Au passage, Anne Nivat s'insurge contre les correspondants de guerre qui sortent à peine quelques secondes de leur hôtel-bunker. «On simplifie tout. On veut faire court. On fait tous la même chose. Ça finit par ressem bler à de la désinformation, analyse-t-elle. Mais moi, plus tard, quand les historiens se pencheront sur notre époque, je ne veux pas qu'ils pensent qu'on ne pouvait pas raconter les choses différemment. Je ne veux pas qu'ils croient que nous étions dupes.»

En 2000, Anne Nivat a remporté le prestigieux prix Albert Londres pour son ouvrage Chienne de guerre (Fayard), sur l'enfer tchétchène. Mais personne ne pourra l'accuser d'avoir choisi la voie la plus facile. Dans un milieu qui ne jure que par la vitesse, elle fait l'éloge de la lenteur et de la complexité. Dans un monde toujours pressé de tourner la page, elle se décrit comme une «passeuse de causes oubliées dans un monde qui n'a pas le temps».

«Pour raconter des histoires, il faut les vivre, soupire-t-elle. Et pour les vivre, ça prend du temps.»

Anne Nivat avoue qu'elle préfère ne pas trop songer au danger. Sous peine de tout laisser tomber. En 2006, la grande journaliste russe Anna Politkovskaïa, avec qui elle travaillait en Tchétchénie, a été assassinée. Abattue à l'entrée son appartement de Moscou. Les maîtres du Kremlin ont versé quelques larmes de crocodile. Pour la forme. Mais il était de notoriété publique que le président russe, Vladimir Poutine, n'aimait guère les reportages critiques de celles qu'il surnommait les «deux Anne».

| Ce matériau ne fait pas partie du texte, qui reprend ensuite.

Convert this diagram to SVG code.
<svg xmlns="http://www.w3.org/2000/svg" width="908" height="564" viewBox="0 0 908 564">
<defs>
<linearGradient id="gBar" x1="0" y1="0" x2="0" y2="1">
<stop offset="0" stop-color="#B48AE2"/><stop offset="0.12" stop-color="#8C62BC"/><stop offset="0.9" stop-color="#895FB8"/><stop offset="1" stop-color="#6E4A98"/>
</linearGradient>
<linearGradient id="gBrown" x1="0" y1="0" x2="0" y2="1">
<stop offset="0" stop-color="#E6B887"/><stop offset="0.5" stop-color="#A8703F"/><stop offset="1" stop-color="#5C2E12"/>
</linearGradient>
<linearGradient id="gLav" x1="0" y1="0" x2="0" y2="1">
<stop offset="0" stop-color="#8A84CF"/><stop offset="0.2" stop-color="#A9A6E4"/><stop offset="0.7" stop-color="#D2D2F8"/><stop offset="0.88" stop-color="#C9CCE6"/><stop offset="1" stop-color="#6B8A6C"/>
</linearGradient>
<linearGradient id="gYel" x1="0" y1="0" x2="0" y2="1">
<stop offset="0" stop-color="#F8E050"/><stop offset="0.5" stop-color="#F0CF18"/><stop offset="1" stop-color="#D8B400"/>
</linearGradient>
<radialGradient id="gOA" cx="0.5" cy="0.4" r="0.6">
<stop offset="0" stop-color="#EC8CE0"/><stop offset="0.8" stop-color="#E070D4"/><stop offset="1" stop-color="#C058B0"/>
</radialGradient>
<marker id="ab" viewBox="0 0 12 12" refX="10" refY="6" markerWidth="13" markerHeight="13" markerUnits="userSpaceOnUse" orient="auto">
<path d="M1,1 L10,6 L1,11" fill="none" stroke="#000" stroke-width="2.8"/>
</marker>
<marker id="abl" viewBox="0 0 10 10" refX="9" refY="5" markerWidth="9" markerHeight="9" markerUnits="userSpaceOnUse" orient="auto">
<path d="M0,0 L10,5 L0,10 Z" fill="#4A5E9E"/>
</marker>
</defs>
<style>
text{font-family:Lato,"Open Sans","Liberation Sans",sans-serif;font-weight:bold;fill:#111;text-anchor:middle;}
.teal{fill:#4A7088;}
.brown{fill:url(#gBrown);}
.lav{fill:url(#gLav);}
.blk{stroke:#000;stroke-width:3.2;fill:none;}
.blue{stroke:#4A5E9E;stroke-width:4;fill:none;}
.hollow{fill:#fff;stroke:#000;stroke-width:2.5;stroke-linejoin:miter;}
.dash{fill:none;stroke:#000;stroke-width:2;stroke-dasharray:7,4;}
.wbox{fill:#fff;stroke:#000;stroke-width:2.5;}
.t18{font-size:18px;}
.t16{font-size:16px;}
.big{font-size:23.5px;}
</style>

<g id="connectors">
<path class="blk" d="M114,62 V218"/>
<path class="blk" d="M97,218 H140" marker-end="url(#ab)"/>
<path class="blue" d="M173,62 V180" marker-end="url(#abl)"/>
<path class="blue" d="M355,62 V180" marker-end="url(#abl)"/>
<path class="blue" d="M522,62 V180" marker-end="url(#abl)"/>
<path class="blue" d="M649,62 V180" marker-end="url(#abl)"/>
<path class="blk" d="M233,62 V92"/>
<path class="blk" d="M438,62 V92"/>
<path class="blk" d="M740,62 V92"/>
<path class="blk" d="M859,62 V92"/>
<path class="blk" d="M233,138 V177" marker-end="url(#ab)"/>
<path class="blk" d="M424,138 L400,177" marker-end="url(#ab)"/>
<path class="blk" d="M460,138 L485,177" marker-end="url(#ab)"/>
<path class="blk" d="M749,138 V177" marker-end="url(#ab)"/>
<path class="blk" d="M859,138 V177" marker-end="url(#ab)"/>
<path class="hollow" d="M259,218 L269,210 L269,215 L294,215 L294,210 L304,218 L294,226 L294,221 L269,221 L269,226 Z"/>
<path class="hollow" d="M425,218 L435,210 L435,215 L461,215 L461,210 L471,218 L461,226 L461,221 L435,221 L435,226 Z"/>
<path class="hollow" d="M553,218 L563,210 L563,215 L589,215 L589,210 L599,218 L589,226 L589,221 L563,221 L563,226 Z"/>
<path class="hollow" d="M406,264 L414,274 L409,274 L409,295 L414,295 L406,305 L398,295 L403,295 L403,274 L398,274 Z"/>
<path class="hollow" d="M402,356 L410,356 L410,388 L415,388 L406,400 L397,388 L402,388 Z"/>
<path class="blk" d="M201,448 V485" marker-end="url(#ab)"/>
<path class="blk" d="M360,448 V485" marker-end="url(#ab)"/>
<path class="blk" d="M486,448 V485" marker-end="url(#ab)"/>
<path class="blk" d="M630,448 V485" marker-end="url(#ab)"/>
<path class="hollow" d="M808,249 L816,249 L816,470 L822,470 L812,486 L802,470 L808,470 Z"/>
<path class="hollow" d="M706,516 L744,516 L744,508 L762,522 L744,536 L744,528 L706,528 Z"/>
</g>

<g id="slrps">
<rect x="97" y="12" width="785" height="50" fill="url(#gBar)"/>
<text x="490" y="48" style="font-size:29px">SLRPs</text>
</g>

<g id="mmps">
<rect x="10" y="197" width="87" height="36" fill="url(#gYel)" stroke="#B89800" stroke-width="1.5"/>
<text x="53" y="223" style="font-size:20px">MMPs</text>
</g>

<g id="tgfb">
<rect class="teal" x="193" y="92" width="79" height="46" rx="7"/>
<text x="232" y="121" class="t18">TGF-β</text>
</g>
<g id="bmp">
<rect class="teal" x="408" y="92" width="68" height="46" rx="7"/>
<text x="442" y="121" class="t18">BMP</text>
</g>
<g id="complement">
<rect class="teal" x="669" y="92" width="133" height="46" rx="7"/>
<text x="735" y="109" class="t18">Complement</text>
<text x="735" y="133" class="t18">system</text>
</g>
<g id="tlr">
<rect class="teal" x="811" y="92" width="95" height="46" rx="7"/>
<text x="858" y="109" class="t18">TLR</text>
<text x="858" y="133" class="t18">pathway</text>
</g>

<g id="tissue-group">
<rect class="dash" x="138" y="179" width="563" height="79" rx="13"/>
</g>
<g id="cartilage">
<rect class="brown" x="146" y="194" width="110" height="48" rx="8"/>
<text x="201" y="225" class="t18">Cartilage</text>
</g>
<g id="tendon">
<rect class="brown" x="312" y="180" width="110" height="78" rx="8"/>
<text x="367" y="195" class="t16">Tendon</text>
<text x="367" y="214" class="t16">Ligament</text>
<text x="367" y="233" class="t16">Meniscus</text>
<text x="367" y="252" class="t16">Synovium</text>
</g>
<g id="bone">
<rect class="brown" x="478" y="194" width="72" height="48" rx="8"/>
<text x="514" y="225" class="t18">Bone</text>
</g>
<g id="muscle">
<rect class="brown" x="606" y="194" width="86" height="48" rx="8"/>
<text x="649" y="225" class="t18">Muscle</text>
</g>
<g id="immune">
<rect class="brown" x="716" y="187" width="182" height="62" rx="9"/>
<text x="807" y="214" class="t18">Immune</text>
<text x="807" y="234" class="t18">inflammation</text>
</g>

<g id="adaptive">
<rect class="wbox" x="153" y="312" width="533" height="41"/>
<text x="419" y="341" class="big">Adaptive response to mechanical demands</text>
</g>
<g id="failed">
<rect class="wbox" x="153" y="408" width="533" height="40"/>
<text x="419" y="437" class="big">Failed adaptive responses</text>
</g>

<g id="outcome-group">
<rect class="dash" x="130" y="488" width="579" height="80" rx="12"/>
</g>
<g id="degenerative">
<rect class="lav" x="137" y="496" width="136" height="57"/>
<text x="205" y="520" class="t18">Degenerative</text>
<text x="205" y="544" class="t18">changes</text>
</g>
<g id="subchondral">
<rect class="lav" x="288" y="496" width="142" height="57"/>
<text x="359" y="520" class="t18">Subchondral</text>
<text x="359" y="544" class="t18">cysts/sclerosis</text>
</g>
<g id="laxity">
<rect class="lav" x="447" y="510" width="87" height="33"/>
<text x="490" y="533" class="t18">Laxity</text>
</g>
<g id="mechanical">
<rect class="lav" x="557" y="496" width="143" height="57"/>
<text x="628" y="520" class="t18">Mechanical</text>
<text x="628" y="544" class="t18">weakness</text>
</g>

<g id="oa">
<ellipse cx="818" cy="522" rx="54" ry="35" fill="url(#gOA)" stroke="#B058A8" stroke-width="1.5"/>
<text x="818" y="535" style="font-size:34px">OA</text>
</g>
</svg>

Le meurtre d'Anna Politkovskaïa ne sera sans doute jamais résolu. L'indignation d'Anne Nivat n'y pourra rien changer. D'où un sentiment de futilité. «Il m'est souvent arrivé d'être découragée ou d'avoir l'impression de travailler pour rien, confie-t-elle. Mais je me dis toujours que le public fait la différence. Qu'il ne faut pas le sous-estimer. Je le vois d'ailleurs dans les lettres et les messages que m'écrivent les lecteurs.»

Immense responsabilité

À la fin, Anne Nivat doit aussi penser à ceux dont elle a raconté l'histoire. «Il ne s'agit pas de personnages de romans. Ils sont vrais, insiste-t-elle. Même ceux qui sont morts. Leur souvenir me rappelle sans cesse que le journalisme constitue une immense responsabilité. Si on l'oublie, il ne faut pas s'étonner de perdre de la crédibilité. Nous l'avons un peu cherché.»

Surtout auprès des lecteurs qui n'ont pas oublié la vraie devise du journalisme : «Consoler les affligés. Affliger les puissants.»

Lundi, à Québec, Anne Nivat prononcera une conférence intitulée Tchétchénie, Irak, Afghanistan : comment couvrir ces nouvelles "croisades"? à l'invitation de l'Institut québécois des hautes études internationales. L'entrée est libre. À 13h, au local 3A du pavillon Charles-De Koninck de l'Université Laval.